**SET EXERCISE:**
Nothing in the data should change when you return it, but leave the pictures out.

**DATA SHOWN:**

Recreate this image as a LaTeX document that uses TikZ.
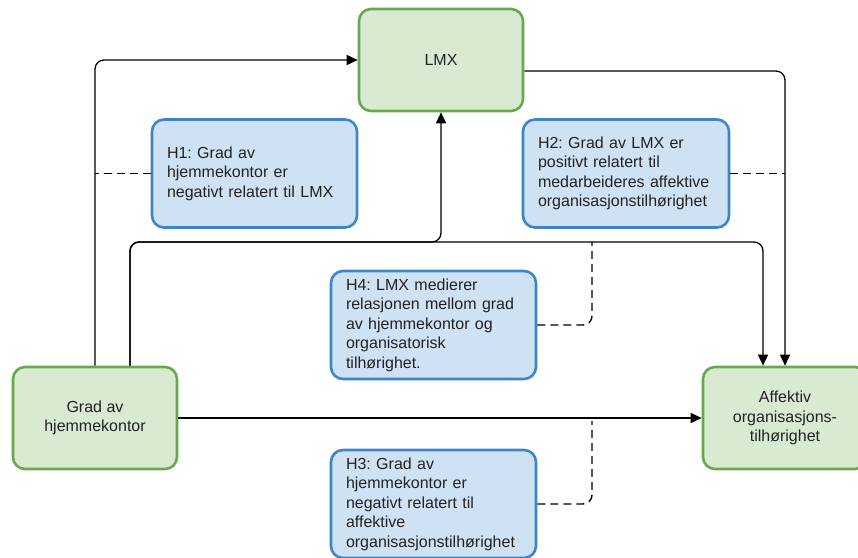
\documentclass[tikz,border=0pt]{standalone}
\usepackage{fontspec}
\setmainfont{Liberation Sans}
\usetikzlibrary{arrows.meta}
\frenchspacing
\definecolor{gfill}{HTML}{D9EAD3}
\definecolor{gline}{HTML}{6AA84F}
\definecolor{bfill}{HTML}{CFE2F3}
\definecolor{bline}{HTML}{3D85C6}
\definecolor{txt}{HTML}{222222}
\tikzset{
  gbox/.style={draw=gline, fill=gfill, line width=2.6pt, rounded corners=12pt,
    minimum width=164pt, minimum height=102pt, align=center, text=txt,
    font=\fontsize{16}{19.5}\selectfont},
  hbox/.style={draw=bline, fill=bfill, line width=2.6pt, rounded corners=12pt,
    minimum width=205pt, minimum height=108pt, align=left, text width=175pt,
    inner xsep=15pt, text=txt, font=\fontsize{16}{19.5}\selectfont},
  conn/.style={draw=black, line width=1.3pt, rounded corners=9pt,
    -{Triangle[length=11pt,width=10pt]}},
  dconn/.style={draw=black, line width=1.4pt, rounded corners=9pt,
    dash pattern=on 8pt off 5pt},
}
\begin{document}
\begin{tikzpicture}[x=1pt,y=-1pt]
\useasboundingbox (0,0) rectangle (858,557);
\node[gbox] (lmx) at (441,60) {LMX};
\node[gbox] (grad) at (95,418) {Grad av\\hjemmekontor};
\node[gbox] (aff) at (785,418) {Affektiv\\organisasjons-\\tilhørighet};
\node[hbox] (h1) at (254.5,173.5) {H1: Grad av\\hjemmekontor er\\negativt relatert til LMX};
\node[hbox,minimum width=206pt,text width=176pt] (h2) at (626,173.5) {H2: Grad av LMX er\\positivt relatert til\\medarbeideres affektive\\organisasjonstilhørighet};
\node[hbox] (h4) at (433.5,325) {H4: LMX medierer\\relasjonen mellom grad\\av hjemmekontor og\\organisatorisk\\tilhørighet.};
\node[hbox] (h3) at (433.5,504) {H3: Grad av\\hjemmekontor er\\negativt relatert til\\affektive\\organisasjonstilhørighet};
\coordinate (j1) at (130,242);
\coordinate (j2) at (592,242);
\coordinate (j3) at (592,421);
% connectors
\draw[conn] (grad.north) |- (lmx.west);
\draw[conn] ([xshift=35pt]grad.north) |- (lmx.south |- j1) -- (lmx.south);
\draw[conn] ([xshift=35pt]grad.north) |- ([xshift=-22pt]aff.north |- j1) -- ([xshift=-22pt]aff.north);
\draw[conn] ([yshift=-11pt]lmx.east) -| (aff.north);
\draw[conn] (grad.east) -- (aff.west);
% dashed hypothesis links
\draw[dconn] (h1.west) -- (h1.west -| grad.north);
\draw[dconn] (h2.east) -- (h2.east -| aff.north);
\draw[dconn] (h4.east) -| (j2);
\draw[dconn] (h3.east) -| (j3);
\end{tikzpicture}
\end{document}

**RESPONSE FOR THIS EXERCISE:**
Recreate this image as a LaTeX document that uses TikZ.
\documentclass[tikz,border=0pt]{standalone}
\usepackage{fontspec}
\setmainfont{Liberation Sans}
\usetikzlibrary{arrows.meta}
\frenchspacing
\definecolor{gfill}{HTML}{D9EAD3}
\definecolor{gline}{HTML}{6AA84F}
\definecolor{bfill}{HTML}{CFE2F3}
\definecolor{bline}{HTML}{3D85C6}
\definecolor{txt}{HTML}{222222}
\tikzset{
  gbox/.style={draw=gline, fill=gfill, line width=2.6pt, rounded corners=12pt,
    minimum width=164pt, minimum height=102pt, align=center, text=txt,
    font=\fontsize{16}{19.5}\selectfont},
  hbox/.style={draw=bline, fill=bfill, line width=2.6pt, rounded corners=12pt,
    minimum width=205pt, minimum height=108pt, align=left, text width=175pt,
    inner xsep=15pt, text=txt, font=\fontsize{16}{19.5}\selectfont},
  conn/.style={draw=black, line width=1.3pt, rounded corners=9pt,
    -{Triangle[length=11pt,width=10pt]}},
  dconn/.style={draw=black, line width=1.4pt, rounded corners=9pt,
    dash pattern=on 8pt off 5pt},
}
\begin{document}
\begin{tikzpicture}[x=1pt,y=-1pt]
\useasboundingbox (0,0) rectangle (858,557);
\node[gbox] (lmx) at (441,60) {LMX};
\node[gbox] (grad) at (95,418) {Grad av\\hjemmekontor};
\node[gbox] (aff) at (785,418) {Affektiv\\organisasjons-\\tilhørighet};
\node[hbox] (h1) at (254.5,173.5) {H1: Grad av\\hjemmekontor er\\negativt relatert til LMX};
\node[hbox,minimum width=206pt,text width=176pt] (h2) at (626,173.5) {H2: Grad av LMX er\\positivt relatert til\\medarbeideres affektive\\organisasjonstilhørighet};
\node[hbox] (h4) at (433.5,325) {H4: LMX medierer\\relasjonen mellom grad\\av hjemmekontor og\\organisatorisk\\tilhørighet.};
\node[hbox] (h3) at (433.5,504) {H3: Grad av\\hjemmekontor er\\negativt relatert til\\affektive\\organisasjonstilhørighet};
\coordinate (j1) at (130,242);
\coordinate (j2) at (592,242);
\coordinate (j3) at (592,421);
% connectors
\draw[conn] (grad.north) |- (lmx.west);
\draw[conn] ([xshift=35pt]grad.north) |- (lmx.south |- j1) -- (lmx.south);
\draw[conn] ([xshift=35pt]grad.north) |- ([xshift=-22pt]aff.north |- j1) -- ([xshift=-22pt]aff.north);
\draw[conn] ([yshift=-11pt]lmx.east) -| (aff.north);
\draw[conn] (grad.east) -- (aff.west);
% dashed hypothesis links
\draw[dconn] (h1.west) -- (h1.west -| grad.north);
\draw[dconn] (h2.east) -- (h2.east -| aff.north);
\draw[dconn] (h4.east) -| (j2);
\draw[dconn] (h3.east) -| (j3);
\end{tikzpicture}
\end{document}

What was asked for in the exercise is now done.